Decades ago, 98 acres of the richest soil in St. Petersburg called the Goose Pond was being paved over for progress
By SCOTT TAYLOR HARTZELL
© St. Petersburg Times, published January 3, 2001
ST. PETERSBURG -- About 48 years ago, a 98-acre paradise was buried beneath a concrete jungle.
Locals called the stretch the Goose Pond. Horticulturists called it "extremely rare" land that possessed every nutrient for plant growth.
"The ground was so rich that it burned," resident Harry Scott, 85, said about the tract that covered Third Avenue S to Fifth Avenue N, from 31st to 34th Street. "There was a lot of smoke."

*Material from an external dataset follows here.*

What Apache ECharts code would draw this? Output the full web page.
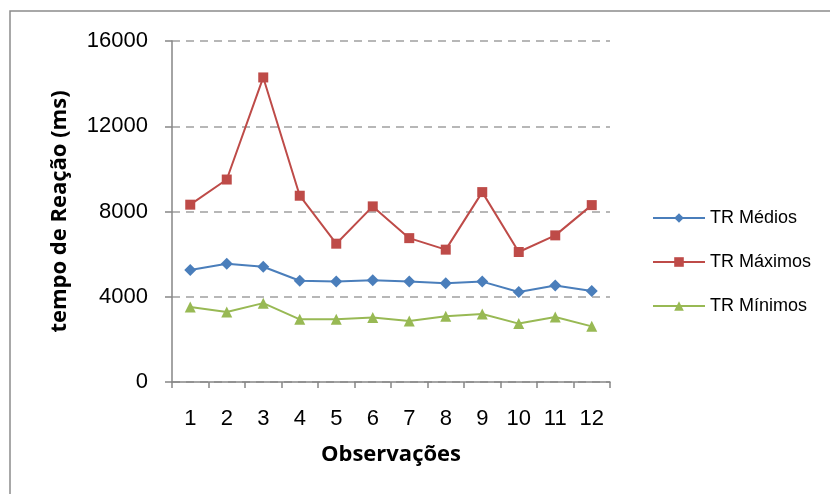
<!DOCTYPE html>
<html><head><meta charset="utf-8">
<script src="https://cdn.jsdelivr.net/npm/echarts@6/dist/echarts.min.js"></script>
<style>html,body{margin:0;padding:0;background:#fff}#c{width:830px;height:494px}</style>
</head><body><div id="c"></div>
<script>
const categories = ['1','2','3','4','5','6','7','8','9','10','11','12'];
const trMedios  = [5250, 5550, 5410, 4750, 4710, 4780, 4710, 4630, 4710, 4220, 4530, 4270];
const trMaximos = [8320, 9500, 14290, 8740, 6490, 8240, 6750, 6210, 8910, 6100, 6880, 8300];
const trMinimos = [3520, 3280, 3700, 2940, 2950, 3030, 2860, 3080, 3190, 2740, 3050, 2610];
const yTicks = [0, 4000, 8000, 12000, 16000];
const seriesNames = ['TR Médios', 'TR Máximos', 'TR Mínimos'];

const chart = echarts.init(document.getElementById('c'), null, {renderer: 'canvas'});
const tickFont = 'Liberation Sans, Arial, sans-serif';
const titleFont = 'Open Sans, DejaVu Sans, sans-serif';
function mk(name, data, color, symbol, size) {
  return {
    name, type: 'line', data, symbol, symbolSize: size,
    lineStyle: {color, width: 2}, itemStyle: {color},
    animation: false
  };
}
chart.setOption({
  animation: false,
  graphic: [{
    type: 'rect', shape: {x: 10, y: 11, width: 840, height: 500},
    style: {fill: 'none', stroke: '#8c8c8c', lineWidth: 1.5}, z: 0
  }],
  grid: {left: 172, right: 220, top: 41, bottom: 112},
  legend: {
    orient: 'vertical', left: 647, top: 204,
    itemWidth: 52, itemHeight: 12, itemGap: 26,
    textStyle: {fontFamily: tickFont, fontSize: 18, color: '#000'},
    data: seriesNames
  },
  xAxis: {
    type: 'category', data: categories, boundaryGap: true,
    name: 'Observações', nameLocation: 'middle', nameGap: 62,
    nameTextStyle: {fontFamily: titleFont, fontWeight: 'bold', fontSize: 22, color: '#000'},
    axisLine: {lineStyle: {color: '#868686', width: 1.5}},
    axisTick: {show: true, length: 6, lineStyle: {color: '#868686', width: 1.5}},
    axisLabel: {fontFamily: tickFont, fontSize: 22, color: '#000', margin: 26}
  },
  yAxis: {
    type: 'value', min: yTicks[0], max: yTicks[yTicks.length-1], interval: 4000,
    name: 'tempo de Reação (ms)', nameLocation: 'middle', nameGap: 101, nameRotate: 90,
    nameTextStyle: {fontFamily: titleFont, fontWeight: 'bold', fontSize: 22, color: '#000'},
    axisLine: {show: true, lineStyle: {color: '#868686', width: 1.5}},
    axisTick: {show: true, length: 7, lineStyle: {color: '#868686', width: 1.5}},
    axisLabel: {fontFamily: tickFont, fontSize: 22, color: '#000', margin: 24,
      formatter: v => String(v)},
    splitLine: {lineStyle: {color: '#a0a0a0', type: [8, 6], width: 1.5}}
  },
  series: [
    mk(seriesNames[0], trMedios, '#4a7ebb', 'diamond', 12),
    mk(seriesNames[1], trMaximos, '#be4b48', 'rect', 10),
    mk(seriesNames[2], trMinimos, '#98b954', 'triangle', 11)
  ]
});
</script></body></html>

Produce matured there faster than anywhere known. "You could hardly carry the watermelon from there they were so big," said Robert L. Miller, whose grandfather owned Goose Pond property.
In 1952, the stores and parking lots of Central Plaza covered the fertile land, but before World War I, Japanese-American farmers raised lettuce, green onions and other produce from Goose Pond's mire. Chinese evergreens decorated Oriental dish gardens that featured bridges and lanterns.
The St. Petersburg Times reported that there were a half-dozen Japanese families here then.
Drainage projects later surfaced on all of Goose Pond's 98 acres, where once a lake glistened. Locals hunted ducks, the press wrote, but no one could remember seeing a goose.
In 1925, R.J. McCutcheon, J.F. Utley and Miller's grandfather, M.P. Miller, purchased the Goose Pond for $100,000.
Miller's grandfather and father ran an open-air grocery store and Sunoco gas station there for about 12 years. McCutcheon cultivated and sold plants and flowers.
"I sold gardenias for 25 cents each up and down Central Avenue," said Paul R. McCutcheon Jr., 74, McCutcheon's grandson.
In 1927, municipal engineer John Nolen submitted a $5-million proposal for an airport, civic center and city hall. It failed and the Japanese remained to farm the land they leased.
"I could see them on their knees powdering the soil with their hands into a fine texture," said Robert L. Miller, 79. And when the peat was dry, it smoldered underneath and sometimes ignited.
"The smell was unpleasant," former Times reporter Betty Jean Miller recalled.
"They had to flood the area sometimes to stop the fires," said resident John Thornton, 87.
Farmers bagged their mules' feet in burlap so they wouldn't bog down in the wet muck. Plowing mules also wore "mud shoes," Robert L. Miller said. The wooden flats, 8 inches square and about 2 inches thick, were clamped to the beasts' hooves.
In 1937, Al Furen purchased 23 Goose Pond acres hoping to create a "show place," the Times wrote. Reportedly, limited funds dashed his dream of a shopping center, a sunken gardens and a wildlife sanctuary.
Meanwhile, locals headed to Goose Pond with buckets and trucks to purchase its rich soil. "You could throw a stone in there and it would grow," said resident Sam Hicks Jr., 85.
Mary Kimura, 74, wife of Herbert Kimura, one of the last Japanese Goose Pond farmers, described the area's World War II days. "Greenery," she said. "If you liked to see the land growing, it was the place to be."
Mary Kimura and Paul R. McCutcheon Jr. recalled, however, how the Japanese were forbidden to have weapons of any kind, including ax heads, during the war.
About 1946, the school board purchased 67 Goose Pond acres for $55,000. It later dealt smaller portions away before selling 55 acres to developers for $682,000.
"In the following years, heavy residential construction bulwarked the Goose Pond on the west," the press reported.
Developers bought Furen's holdings around 1951 for $245,000. "Furen offered me a (100-foot by 90-foot) lot" as a $300 down payment on a car in the 1940s, Hicks Jr. recently said. "I said no. Worst move I ever made."
The Evening Independent reported that Goose Pond became a "highly valued tract" when talk exploded in the 1940s about the coming of U.S. 19.
"That was the beginning of commercialization and the demise of farming at Goose Pond," said Paul R. McCutcheon Jr.
Historian Walter Fuller recorded that Webb's City owner Earl "Doc" Webb fought in 1952 to have "the then-barren Goose Pond chopped into conventional blocks" to stop Central Plaza development.
Central Plaza opened in 1952, costing $500,000 in construction and causing the removal of several houses, the Independent wrote.
"The water and cattails vanished under tons of concrete," the Times reported. Mary Kimura didn't recall much sadness then. "We were glad to see Central Plaza."
Resident Bill Emerson, 79, said that there was sorrow, "but there were a lot of people thinking in terms of the city growing. We didn't think of preservation then."